The Toronto Transit Commission again
We should not be surprised at this report.
In the first place, Toronto City Councilors cannot see past the next election. They demonstrate an inability to think one generation ahead - say twenty-five years.
In the second place, The Toronto Transit Commission management cannot see past the next budget (an annual circus). They demonstrate an inability to think one generation ahead - say twenty-five years.
In the third place, anyone with half a brain knows that maintaining multiple fleets is expensive. Two sets of training courses, two sets of maintenance tools, two sets of spare parts will always be more expensive than one set.
Toronto City has a fixation on its “Iconic Street Cars” and will not let them go, even though tourists tend not to ride them because they cannot understand the paper transfers handed out, or the need to retain the paper transfers. When you get refused admission to a surface vehicle, you abandon service vehicles for the remainder of your stay in Toronto.
We should be grateful that Toronto has dropped its fixation on the manure-dropping horse-and-buggy days.
Nonetheless, today’s councilor will be praised by some consultancy form for providing a bit of work.
The Toronto Transit Commission again
More nonsense from Andy Byford and his pals.
(1) “The TTC estimates it is costing an extra $1million per month ...” is designed to make you think that running buses would be $1,000,000 more expensive than running streetcars. Even if this were so, Byford should provide absolute values as a frame of reference. For example “Streetcars cost us $1M per month, buses $2M” which would be a good argument against buses. Whereas “Streetcars cost us $20M per month, buses $21M” which might be a good argument against buses.
As it stands, Byford’s statement in neither a good argument nor a bad argument, because it isn’t an argument at all.
(2) “Byford also pointed out ... “ that the city has just spent $1.5M on new/added streetcar services. Stating that you might have blown a significant chunk of your budget on something that is already too expensive (in many ways) for the city is NOT an argument to continue throwing money away. It is an argument to stop and think. Carefully.

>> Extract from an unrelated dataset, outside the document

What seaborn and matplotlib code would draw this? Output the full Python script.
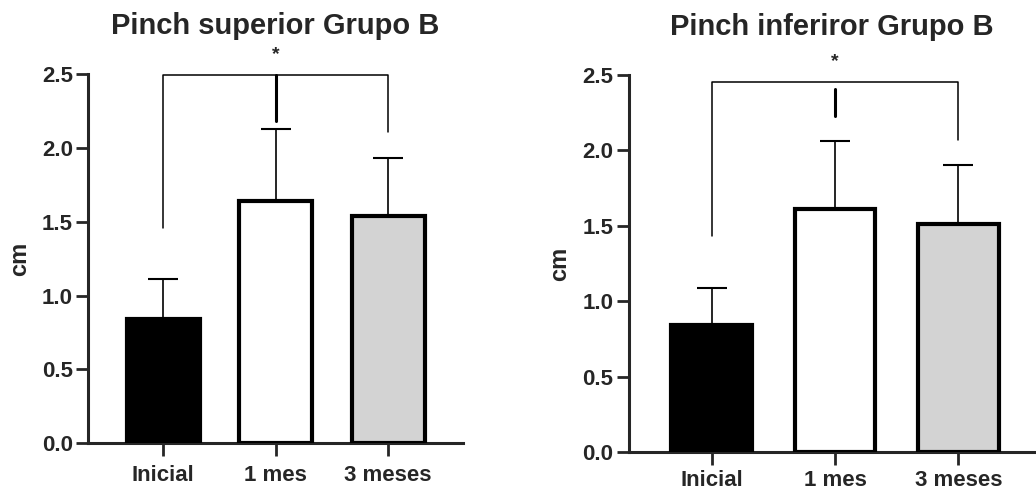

(3) Peruzza needs to buy a dictionary and look up the meaning of “absolute”. Also “fallacy”. I fail to see how a suggestion can be a fallacy. There’s more but let’s press on.
Every time a streetcar stops one of two things happens:-
(a) The driver honks his horn and rings his bell at the car driver who speeds by the streetcar, threatening death on the unwary passengers
(b) Drivers obey the law and wait behind the streetcar. That is, in the best of circumstances both lanes are blocked.
Now, a bus pulls in to the kerb for passenger convenience, allowing other vehicles to drive past on the left (being careful not to run over the idiot passenger who is rushing across the front of the bus to catch the northbound bus at the other side of the intersection), and it seems to me that letting some traffic through is better than letting no traffic through.
Whether traffic “zips” through is up for debate, but an absolute fallacy it is not.
(4) Josh Cole uses “60% of people who take the TTC currently ride the bus” as an argument for enhanced bus service.
The 60% of clients taking the bus do so because Toronto hasn’t enhanced its subway system in 35 YEARS!.
Instead of producing an east-west line along the top of the city (Sheppard? Finch? Steeles?), the TTC has buried its head in the sand. And so as housing erupts to the north, the only option is - the bus.
The original system was designed as a “feeder” system, with (then) relatively short bus routes ferrying people to a faster subway system. This was a good idea back in the 1920s, when few people lived north of Eglinton.
Take a look at a map of Toronto today, let alone the GTA, to see how fallacious Josh Cole’s statement is.